Plus grand éditeur américain de jeux vidéo, Activision est connu pour avoir donné naissance à certaines des plus célèbres franchises de jeu telles que Call of Duty et World of Warcraft. Microsoft a proposé 95 dollars par action pour prendre possession de sa cible, soit une prime de 25% par rapport au cours actuel de l’éditeur. 

Dès son annonce, cette gigantesque opération a attiré l'œil des autorités de la concurrence, aux Etats Unis, en Europe et au Royaume-Uni. En effet, l’entité fusionnée contrôlerait près des deux-tiers du marché du jeu vidéo hébergé sur le cloud. 

Pour rassurer ses rivaux et les régulateurs, Microsoft a déjà fait des concessions. Sous la pression de Sony, le groupe américain s’est engagé à préserver l'accessibilité du jeu Call of Duty sur la Playstation pendant au moins 10 ans. Un soulagement pour le groupe japonais, dont le succès des consoles doit beaucoup au célèbre jeu de tir. Des concessions pas forcément suffisantes pour les autorités, notamment pour la CMA (pour Competition and Markets Authority, l’autorité britannique de la concurrence), qui milite pour une cession de la franchise Call of Duty pour appuyer la fusion.

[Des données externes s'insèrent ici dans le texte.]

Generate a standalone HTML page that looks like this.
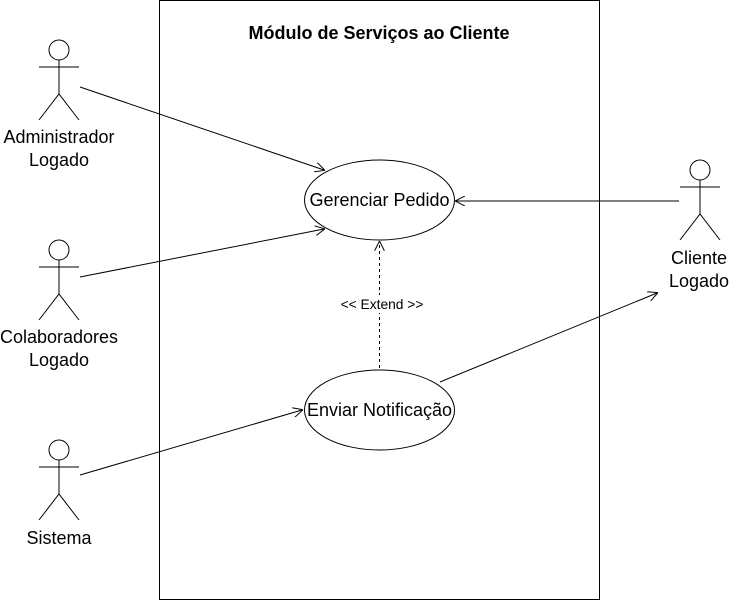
<!DOCTYPE html>
<html><head><meta charset="utf-8"><style>
body{margin:0;background:#fff}
svg text{font-family:"Liberation Sans",Helvetica,Arial,sans-serif;fill:#000}
</style></head><body>
<svg width="730" height="601" xmlns="http://www.w3.org/2000/svg">
<defs>
<marker id="a" viewBox="0 0 10 10" refX="9" refY="5" markerWidth="10" markerHeight="10" markerUnits="userSpaceOnUse" orient="auto">
<path d="M0,0 L10,5 L0,10" fill="none" stroke="#000" stroke-width="1"/>
</marker>
</defs>
<rect x="159.5" y="0.5" width="440" height="599" fill="#fff" stroke="#000"/>
<text x="379" y="39" font-size="18" font-weight="bold" text-anchor="middle">Módulo de Serviços ao Cliente</text>
<g fill="none" stroke="#000">
<ellipse cx="379.5" cy="200" rx="75" ry="40" fill="#fff"/>
<ellipse cx="379.5" cy="410" rx="75" ry="40" fill="#fff"/>
<g id="act">
<circle cx="59" cy="50" r="10" fill="#fff"/>
<path d="M59 60 V94 M39 67 H79 M39 120 L59 94 L79 120"/>
</g>
<use href="#act" y="200"/>
<use href="#act" y="400"/>
<use href="#act" x="641" y="120"/>
<path d="M80 87 L324 170" marker-end="url(#a)"/>
<path d="M80 277 L324 229" marker-end="url(#a)"/>
<path d="M80 475 L302 410" marker-end="url(#a)"/>
<path d="M679 201 L456 201" marker-end="url(#a)"/>
<path d="M440 382 L657 293" marker-end="url(#a)"/>
<path d="M379.5 368 L379.5 242" stroke-dasharray="3 3" marker-end="url(#a)"/>
</g>
<rect x="336" y="295" width="92" height="18" fill="#fff"/>
<text x="382" y="309" font-size="13.8" text-anchor="middle">&lt;&lt; Extend &gt;&gt;</text>
<text x="379.5" y="206" font-size="18" text-anchor="middle">Gerenciar Pedido</text>
<text x="379.5" y="416" font-size="18" text-anchor="middle">Enviar Notificação</text>
<g font-size="18" text-anchor="middle">
<text x="59" y="143">Administrador</text><text x="59" y="166">Logado</text>
<text x="59" y="343">Colaboradores</text><text x="59" y="366">Logado</text>
<text x="59" y="544">Sistema</text>
<text x="699" y="264">Cliente</text><text x="699" y="287">Logado</text>
</g>
</svg>
</body></html>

Chez Activision, on n’est pas inquiet. Le management se dit confiant quant à la perspective d'un rachat réussi, sans cession d'actifs. Chez Microsoft, on espère pouvoir dépasser les objections des autorités grâce à un arsenal juridique massif.

Situation bilantielle d'Activision Blizzard

Détachons-nous de cette actualité pour nous pencher sur les seuls fondamentaux. Si l’acquisition est définitivement bloquée avant le 18 avril 2023, Microsoft devra verser à Activision une pénalité de 2.5 milliards de dollars. Si le blocage intervient après cette date, la compensation s’élèvera à 3 milliards de dollars, soit peu ou prou un an et demi de profit pour le père de World of Warcraft

Sur les cinq derniers exercices fiscaux, Activision réalise un chiffre d'affaires moyen (très stable) de 7.7 milliards de dollars, et délivre un profit cash par action (free-cash-flow) moyen de 2.2 dollars, rémunérations en stock-options dûment retraitées.

Avec une action qui oscille autour des 75 dollars, nous sommes donc sur un multiple de x34 fois le profit (estimé ici de manière conservatrice, SBC entièrement retraitées). En cas de pépin, la pénalité versée par Microsoft nous donnerait un paiement entre 3.1 et 3.8 dollars par action, ce qui donnerait un multiple de valorisation actuel ajusté à environ x32 les profits.

Evolution de l'objectif de cours sur 18 mois

Si le succès de l’éditeur ne se dément pas, notons qu’il ne croît plus depuis cinq ans, et que les ventes, très dépendantes de Call of Duty, ont même décliné de 1.2 milliards de dollars entre 2021 et 2022. Si les régulateurs venaient à s’opposer à la fusion des deux groupes, la capitalisation boursière d’Activision Blizzard s’en trouverait probablement fortement dépréciée. Investir dans l'éditeur se révèle donc un pari direct sur la réussite de l'acquisition par Microsoft, un pari risqué donc, à moins d'avoir une oreille chez les régulateurs.